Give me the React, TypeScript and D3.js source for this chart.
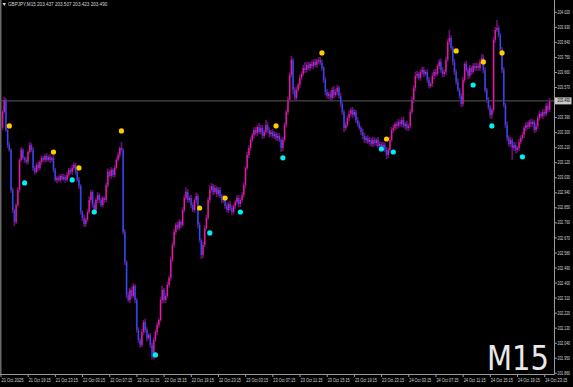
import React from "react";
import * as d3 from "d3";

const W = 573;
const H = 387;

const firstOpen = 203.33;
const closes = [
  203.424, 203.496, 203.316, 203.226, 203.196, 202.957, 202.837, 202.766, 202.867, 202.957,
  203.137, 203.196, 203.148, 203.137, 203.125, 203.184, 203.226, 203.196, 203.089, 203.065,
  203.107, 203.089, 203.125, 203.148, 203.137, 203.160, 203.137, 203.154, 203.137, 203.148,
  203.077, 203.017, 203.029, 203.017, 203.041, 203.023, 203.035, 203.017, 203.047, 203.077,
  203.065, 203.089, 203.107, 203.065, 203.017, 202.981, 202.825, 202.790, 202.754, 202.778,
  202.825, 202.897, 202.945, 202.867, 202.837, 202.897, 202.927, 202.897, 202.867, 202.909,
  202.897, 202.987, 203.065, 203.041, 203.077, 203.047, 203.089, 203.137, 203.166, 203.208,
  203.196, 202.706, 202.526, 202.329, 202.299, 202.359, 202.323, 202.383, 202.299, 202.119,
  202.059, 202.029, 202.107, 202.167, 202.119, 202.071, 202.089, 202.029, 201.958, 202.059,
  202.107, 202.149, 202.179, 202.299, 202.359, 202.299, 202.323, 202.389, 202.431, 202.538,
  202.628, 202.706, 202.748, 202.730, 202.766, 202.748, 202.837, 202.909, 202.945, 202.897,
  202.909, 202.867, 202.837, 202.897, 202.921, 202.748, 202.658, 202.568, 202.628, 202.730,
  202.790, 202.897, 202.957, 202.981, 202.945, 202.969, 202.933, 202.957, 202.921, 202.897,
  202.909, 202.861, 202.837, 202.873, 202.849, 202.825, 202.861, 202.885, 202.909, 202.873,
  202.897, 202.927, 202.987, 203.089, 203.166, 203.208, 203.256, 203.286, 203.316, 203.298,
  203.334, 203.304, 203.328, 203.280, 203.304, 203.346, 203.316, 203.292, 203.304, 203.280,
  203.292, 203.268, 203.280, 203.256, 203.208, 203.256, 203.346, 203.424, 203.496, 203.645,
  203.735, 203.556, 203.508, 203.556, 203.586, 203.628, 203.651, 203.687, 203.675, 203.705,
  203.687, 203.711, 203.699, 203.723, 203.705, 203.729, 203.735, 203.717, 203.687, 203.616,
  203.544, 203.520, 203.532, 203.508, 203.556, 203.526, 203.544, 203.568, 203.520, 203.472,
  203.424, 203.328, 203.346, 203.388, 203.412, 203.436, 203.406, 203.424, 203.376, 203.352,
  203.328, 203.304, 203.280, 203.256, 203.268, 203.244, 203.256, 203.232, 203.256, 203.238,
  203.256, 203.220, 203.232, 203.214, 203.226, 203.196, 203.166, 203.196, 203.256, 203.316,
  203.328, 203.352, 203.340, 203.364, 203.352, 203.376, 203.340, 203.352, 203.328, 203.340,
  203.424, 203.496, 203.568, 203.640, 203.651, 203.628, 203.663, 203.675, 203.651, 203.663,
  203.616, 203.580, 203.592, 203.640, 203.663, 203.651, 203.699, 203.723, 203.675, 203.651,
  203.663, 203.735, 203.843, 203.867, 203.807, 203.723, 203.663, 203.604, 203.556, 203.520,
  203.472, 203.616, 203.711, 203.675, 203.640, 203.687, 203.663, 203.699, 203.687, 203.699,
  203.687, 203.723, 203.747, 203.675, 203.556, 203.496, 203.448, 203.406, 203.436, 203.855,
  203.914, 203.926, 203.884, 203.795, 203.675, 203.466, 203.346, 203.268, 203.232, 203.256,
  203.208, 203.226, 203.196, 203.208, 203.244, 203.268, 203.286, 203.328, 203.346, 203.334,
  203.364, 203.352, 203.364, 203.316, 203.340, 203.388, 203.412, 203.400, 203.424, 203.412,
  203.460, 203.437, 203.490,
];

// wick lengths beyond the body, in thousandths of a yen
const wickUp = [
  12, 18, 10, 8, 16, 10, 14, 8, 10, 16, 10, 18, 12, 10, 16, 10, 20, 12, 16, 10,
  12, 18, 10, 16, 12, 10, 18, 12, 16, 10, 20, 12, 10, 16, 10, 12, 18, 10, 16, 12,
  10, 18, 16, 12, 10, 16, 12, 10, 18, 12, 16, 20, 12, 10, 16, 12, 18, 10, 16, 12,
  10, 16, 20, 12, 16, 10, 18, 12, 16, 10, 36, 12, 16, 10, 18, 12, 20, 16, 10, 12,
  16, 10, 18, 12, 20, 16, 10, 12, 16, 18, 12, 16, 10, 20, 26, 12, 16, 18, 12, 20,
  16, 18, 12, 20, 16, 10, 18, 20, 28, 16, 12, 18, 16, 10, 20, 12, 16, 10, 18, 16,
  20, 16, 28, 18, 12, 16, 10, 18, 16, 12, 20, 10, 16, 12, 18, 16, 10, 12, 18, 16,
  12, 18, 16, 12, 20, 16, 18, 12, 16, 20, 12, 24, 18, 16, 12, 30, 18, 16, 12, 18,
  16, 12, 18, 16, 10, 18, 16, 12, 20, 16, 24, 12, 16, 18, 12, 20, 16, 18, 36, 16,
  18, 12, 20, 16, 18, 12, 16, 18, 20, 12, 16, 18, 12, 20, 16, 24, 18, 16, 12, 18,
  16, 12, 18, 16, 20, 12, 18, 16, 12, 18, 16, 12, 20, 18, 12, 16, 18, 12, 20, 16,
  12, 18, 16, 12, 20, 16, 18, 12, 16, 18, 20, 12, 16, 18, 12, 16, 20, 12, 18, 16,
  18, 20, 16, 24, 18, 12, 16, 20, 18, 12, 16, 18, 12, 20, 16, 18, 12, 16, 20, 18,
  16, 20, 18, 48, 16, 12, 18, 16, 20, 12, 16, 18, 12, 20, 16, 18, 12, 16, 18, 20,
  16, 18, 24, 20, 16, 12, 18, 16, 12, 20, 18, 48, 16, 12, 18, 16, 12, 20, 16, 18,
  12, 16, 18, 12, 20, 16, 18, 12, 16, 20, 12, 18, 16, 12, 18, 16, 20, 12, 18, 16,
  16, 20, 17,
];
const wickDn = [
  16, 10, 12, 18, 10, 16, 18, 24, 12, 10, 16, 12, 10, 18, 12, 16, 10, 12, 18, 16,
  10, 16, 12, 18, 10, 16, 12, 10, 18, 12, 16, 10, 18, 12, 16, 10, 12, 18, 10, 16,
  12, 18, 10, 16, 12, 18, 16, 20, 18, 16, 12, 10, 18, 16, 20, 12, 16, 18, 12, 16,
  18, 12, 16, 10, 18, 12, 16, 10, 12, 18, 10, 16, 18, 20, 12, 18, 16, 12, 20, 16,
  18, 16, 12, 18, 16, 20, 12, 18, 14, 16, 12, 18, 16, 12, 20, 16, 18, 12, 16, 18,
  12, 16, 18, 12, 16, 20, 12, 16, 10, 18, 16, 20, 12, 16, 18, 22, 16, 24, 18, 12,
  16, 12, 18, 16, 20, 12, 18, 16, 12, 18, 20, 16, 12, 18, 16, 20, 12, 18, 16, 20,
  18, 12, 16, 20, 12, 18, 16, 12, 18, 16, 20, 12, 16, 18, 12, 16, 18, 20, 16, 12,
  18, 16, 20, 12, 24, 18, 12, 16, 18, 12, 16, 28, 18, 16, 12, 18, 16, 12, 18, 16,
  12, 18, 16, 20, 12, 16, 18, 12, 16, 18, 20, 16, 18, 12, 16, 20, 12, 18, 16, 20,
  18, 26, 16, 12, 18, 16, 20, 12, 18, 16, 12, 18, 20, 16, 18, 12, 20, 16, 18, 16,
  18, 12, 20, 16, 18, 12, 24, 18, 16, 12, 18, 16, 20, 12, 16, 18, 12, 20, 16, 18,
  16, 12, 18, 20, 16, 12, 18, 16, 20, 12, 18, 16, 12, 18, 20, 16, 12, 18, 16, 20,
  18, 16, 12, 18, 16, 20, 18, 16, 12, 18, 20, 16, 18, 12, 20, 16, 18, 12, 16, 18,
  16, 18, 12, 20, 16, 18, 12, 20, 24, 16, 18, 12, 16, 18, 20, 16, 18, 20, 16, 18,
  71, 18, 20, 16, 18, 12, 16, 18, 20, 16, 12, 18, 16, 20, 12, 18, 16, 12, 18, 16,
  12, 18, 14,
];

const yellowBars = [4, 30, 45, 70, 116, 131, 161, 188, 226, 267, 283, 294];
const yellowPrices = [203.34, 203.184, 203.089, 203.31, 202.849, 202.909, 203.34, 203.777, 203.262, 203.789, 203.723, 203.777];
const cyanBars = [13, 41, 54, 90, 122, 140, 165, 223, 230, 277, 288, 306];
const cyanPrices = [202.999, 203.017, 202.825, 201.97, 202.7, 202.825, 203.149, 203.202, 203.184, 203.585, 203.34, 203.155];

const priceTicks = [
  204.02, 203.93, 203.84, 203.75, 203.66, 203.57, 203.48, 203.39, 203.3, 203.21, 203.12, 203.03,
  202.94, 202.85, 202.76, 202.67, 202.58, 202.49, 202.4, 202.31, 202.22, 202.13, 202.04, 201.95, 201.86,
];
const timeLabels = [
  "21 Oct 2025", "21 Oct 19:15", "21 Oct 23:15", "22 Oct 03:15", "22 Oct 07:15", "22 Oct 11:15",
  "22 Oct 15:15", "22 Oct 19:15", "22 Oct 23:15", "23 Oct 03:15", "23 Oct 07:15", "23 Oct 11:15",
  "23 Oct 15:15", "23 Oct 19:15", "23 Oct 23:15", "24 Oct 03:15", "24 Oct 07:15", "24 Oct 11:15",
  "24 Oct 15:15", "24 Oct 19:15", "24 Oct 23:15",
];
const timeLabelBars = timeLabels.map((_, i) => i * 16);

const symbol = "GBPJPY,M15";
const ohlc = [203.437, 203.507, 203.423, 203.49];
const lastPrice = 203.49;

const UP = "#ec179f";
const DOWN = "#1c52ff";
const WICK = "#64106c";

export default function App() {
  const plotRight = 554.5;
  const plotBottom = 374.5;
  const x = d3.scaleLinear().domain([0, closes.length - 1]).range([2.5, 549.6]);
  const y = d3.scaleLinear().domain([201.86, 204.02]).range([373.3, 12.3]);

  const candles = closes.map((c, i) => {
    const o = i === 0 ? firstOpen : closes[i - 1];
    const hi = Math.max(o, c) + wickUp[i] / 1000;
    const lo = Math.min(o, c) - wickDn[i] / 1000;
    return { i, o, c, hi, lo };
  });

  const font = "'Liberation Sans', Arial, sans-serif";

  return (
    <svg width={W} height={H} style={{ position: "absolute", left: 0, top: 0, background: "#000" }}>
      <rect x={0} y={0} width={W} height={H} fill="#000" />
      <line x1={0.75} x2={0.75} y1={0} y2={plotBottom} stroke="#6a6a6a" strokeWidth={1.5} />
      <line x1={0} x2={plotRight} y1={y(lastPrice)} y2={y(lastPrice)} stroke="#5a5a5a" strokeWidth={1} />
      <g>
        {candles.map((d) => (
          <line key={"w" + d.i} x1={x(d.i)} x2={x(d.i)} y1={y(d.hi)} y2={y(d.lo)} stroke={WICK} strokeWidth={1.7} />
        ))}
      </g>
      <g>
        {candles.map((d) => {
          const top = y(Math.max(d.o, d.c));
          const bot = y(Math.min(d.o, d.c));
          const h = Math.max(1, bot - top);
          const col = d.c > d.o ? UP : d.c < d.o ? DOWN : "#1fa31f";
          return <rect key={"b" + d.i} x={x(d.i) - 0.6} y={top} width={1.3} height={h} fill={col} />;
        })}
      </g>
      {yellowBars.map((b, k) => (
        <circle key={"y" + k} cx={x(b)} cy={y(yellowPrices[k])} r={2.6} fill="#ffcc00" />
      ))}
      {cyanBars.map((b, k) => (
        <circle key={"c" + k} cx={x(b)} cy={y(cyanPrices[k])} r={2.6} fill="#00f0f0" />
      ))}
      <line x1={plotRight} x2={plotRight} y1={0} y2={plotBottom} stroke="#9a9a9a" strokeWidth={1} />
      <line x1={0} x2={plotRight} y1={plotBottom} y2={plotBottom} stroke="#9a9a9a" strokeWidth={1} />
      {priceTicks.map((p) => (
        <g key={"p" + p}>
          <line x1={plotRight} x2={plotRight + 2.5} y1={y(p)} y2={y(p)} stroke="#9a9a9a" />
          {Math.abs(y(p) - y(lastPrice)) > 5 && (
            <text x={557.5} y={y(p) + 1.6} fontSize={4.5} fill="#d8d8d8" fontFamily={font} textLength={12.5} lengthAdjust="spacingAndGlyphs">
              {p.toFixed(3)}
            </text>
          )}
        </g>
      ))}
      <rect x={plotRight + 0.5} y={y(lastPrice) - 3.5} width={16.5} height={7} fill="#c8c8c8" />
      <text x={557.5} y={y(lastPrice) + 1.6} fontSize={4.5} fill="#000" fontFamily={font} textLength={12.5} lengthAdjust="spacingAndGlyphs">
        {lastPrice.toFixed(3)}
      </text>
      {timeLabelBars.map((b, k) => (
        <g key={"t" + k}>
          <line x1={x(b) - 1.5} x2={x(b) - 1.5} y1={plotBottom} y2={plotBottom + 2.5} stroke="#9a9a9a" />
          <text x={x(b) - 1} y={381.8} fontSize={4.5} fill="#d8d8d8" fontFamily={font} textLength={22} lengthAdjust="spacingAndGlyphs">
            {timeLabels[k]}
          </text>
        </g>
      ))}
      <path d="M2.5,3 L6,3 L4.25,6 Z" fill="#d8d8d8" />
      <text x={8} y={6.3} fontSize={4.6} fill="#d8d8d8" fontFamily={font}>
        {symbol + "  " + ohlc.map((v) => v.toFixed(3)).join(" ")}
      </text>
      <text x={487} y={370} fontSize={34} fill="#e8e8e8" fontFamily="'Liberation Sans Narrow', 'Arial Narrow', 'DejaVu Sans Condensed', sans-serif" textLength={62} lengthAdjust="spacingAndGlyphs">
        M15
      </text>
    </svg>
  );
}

▶ _WHAT TO PRODUCE_
Pictures excluded, repeat exactly the lines from the top of the material through the line with "const H = 387;", including both of those lines.

▶ _ANSWER TO THE EXERCISE_
Give me the React, TypeScript and D3.js source for this chart.
import React from "react";
import * as d3 from "d3";

const W = 573;
const H = 387;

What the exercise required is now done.